Xinjiang 22 Islamic preachers sentenced for inciting hatred
Beijing (AsiaNews) - Authorities in the western province of Xinjiang have sentenced 22 Islamic preachers in recent days to sentences ranging from five to 16 years in prison. Charges against them include separatism, ethnic hatred and disturbing the peace.
The verdict was read in public at the People's Court of Kashgar. The area is known for its violent attacks in recent months, which according to Beijing that are orchestrated by Muslim separatists.
According to the judiciary report the preachers include "rogue imams," or those already removed from their mosques and religious still in office. Ainiwaer Tuerxun, mayor of Kashgar, said the province is "plagued by religious extremism" which has "fomented terrorism in the region."
According to the politician, reading the sentence in public "is a powerful deterrent
that will help stop those who break the law through religion."

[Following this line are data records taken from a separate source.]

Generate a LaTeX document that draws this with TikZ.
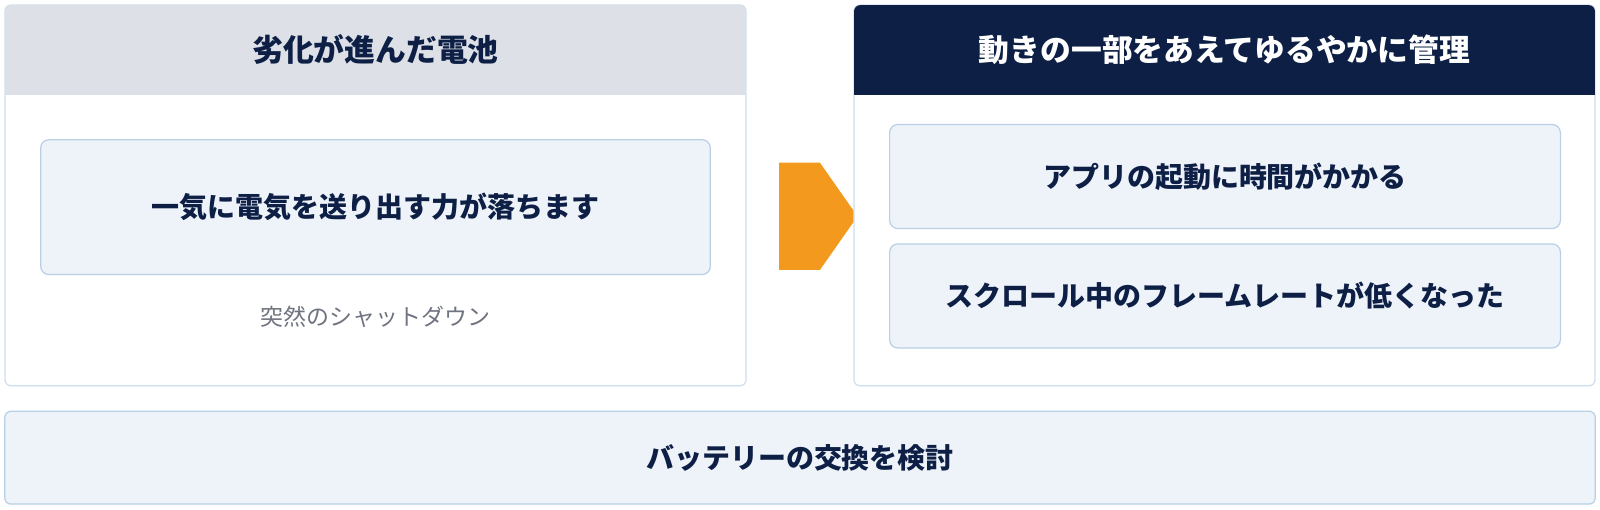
\documentclass[tikz,border=0pt]{standalone}
\usepackage{fontspec}
\newfontfamily\jp{Noto Sans CJK JP}
\usetikzlibrary{shapes.arrows}
\definecolor{navy}{HTML}{0D1F45}
\definecolor{headgray}{HTML}{DDE1E7}
\definecolor{boxfill}{HTML}{EEF3FA}
\definecolor{boxline}{HTML}{B8CFE6}
\definecolor{textgray}{HTML}{707480}
\definecolor{orng}{HTML}{F39A1E}
\begin{document}
\begin{tikzpicture}[x=0.0255cm,y=-0.0255cm]
    \tikzstyle{panel} = [rectangle, rounded corners=4.4pt, draw=boxline!70, fill=white, line width=0.87pt, minimum width=18.52cm, minimum height=9.515cm, inner sep=0]
    \tikzstyle{item} = [rectangle, rounded corners=5.8pt, draw=boxline, fill=boxfill, line width=0.87pt, inner sep=0, font=\jp\bfseries\fontsize{19.9}{24}\selectfont, text=navy]
    \tikzstyle{head} = [font=\jp\bfseries\fontsize{21.9}{26}\selectfont]

    \useasboundingbox (0,0) rectangle (1568,499);

    \node (left) [panel] at (368,191.5) {};
    \fill[headgray] (5,93) {[rounded corners=4.4pt] -- (5,5) -- (731,5)} -- (731,93) -- cycle;
    \node (lefthead) [head, text=navy] at (368,49) {劣化が進んだ電池};
    \node (power) [item, minimum width=16.73cm, minimum height=3.37cm] at (368,203) {一気に電気を送り出す力が落ちます};
    \node (shutdown) [font=\jp\fontsize{16.3}{19}\selectfont, text=textgray] at (368,310) {突然のシャットダウン};

    \node (arrow) [single arrow, fill=orng, minimum width=2.68cm, single arrow head extend=0, minimum height=1.96cm, inner sep=0, single arrow tip angle=110] at (783.5,212) {};

    \node (right) [panel] at (1200,191.5) {};
    \fill[navy] (837,93) {[rounded corners=4.4pt] -- (837,5) -- (1563,5)} -- (1563,93) -- cycle;
    \node (righthead) [head, text=white] at (1200,49) {動きの一部をあえてゆるやかに管理};
    \node (launch) [item, minimum width=16.76cm, minimum height=2.6cm] at (1200.5,173) {アプリの起動に時間がかかる};
    \node (scroll) [item, minimum width=16.76cm, minimum height=2.6cm] at (1200.5,290) {スクロール中のフレームレートが低くなった};

    \node (battery) [item, rounded corners=4.4pt, minimum width=39.74cm, minimum height=2.32cm] at (784,448.5) {バッテリーの交換を検討};
\end{tikzpicture}
\end{document}
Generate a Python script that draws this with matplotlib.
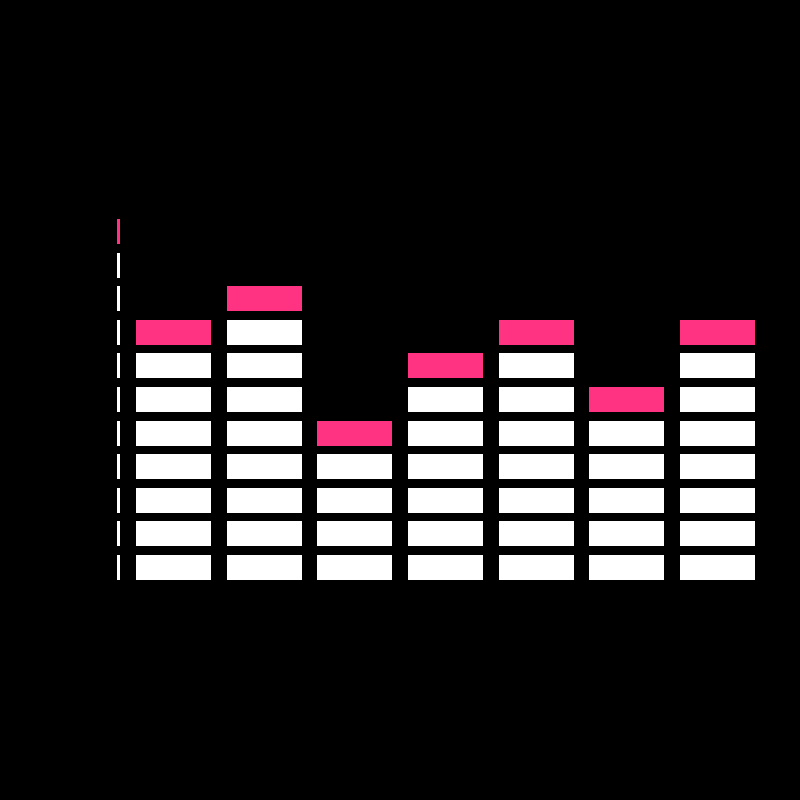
import numpy as np
import matplotlib
matplotlib.use("Agg")
from matplotlib import pyplot as plt

# values per column (number of stacked blocks, top one highlighted)
categories = ["A", "B", "C", "D", "E", "F", "G"]
values = [8, 9, 5, 7, 8, 6, 8]
axis_max = 11

white = "#ffffff"
pink = "#ff3382"
seg_frac = 0.744   # filled part of each unit, rest is the gap

fig = plt.figure(figsize=(8, 8), dpi=100, facecolor="black")
ax = fig.add_axes([0.1432, 0.275, 0.8047, 0.462])
ax.set_facecolor("black")

x = np.arange(len(categories))
for xi, v in zip(x, values):
    bottoms = np.arange(v)
    colors = [white] * (v - 1) + [pink]
    ax.bar(np.full(v, xi), seg_frac, width=0.827, bottom=bottoms,
           color=colors, edgecolor="none")

# dashed axis on the left
ax_x = -0.607
bottoms = np.arange(axis_max)
colors = [white] * (axis_max - 1) + [pink]
ax.bar(np.full(axis_max, ax_x), seg_frac, width=0.033, bottom=bottoms,
       color=colors, edgecolor="none")

ax.set_xlim(-0.65, 6.45)
ax.set_ylim(0, axis_max)
ax.set_xticks([])
ax.set_yticks([])
for s in ax.spines.values():
    s.set_visible(False)

fig.savefig("out.png", dpi=100, facecolor="black")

Meng Caixia, a teacher, told the South China Morning Post that the problem of religious extremism "is serious, and is having a profound impact in the area. Some preachers are involved in this activity, and it is very difficult for them to be open-minded and accept what they are told".
The province is one of the most turbulent in all of China. Its Uyghur Muslim minority, who number about nine million, have long sought independence from China.
The central government, for its part, has brought in hundreds of thousands of settlers to make Han Chinese the dominant ethnic group.
At the same time, it has severely curtailed Muslim religious worship as well as the teaching of the local language and culture.
Since 2009 Chinese police and the military have held the region under a special regime, which Beijing imposed following clashes that left nearly 200 people dead. As a result of various episodes of violence, hundreds of long prison sentences were imposed and dozens of death penalties were carried out.
Chinese authorities blame Muslim extremists for the wave of violence. Uyghur exiles claim instead that Beijing is "exaggerating" the threat of Islamic terrorism to justify repression against indigenous Uyghurs.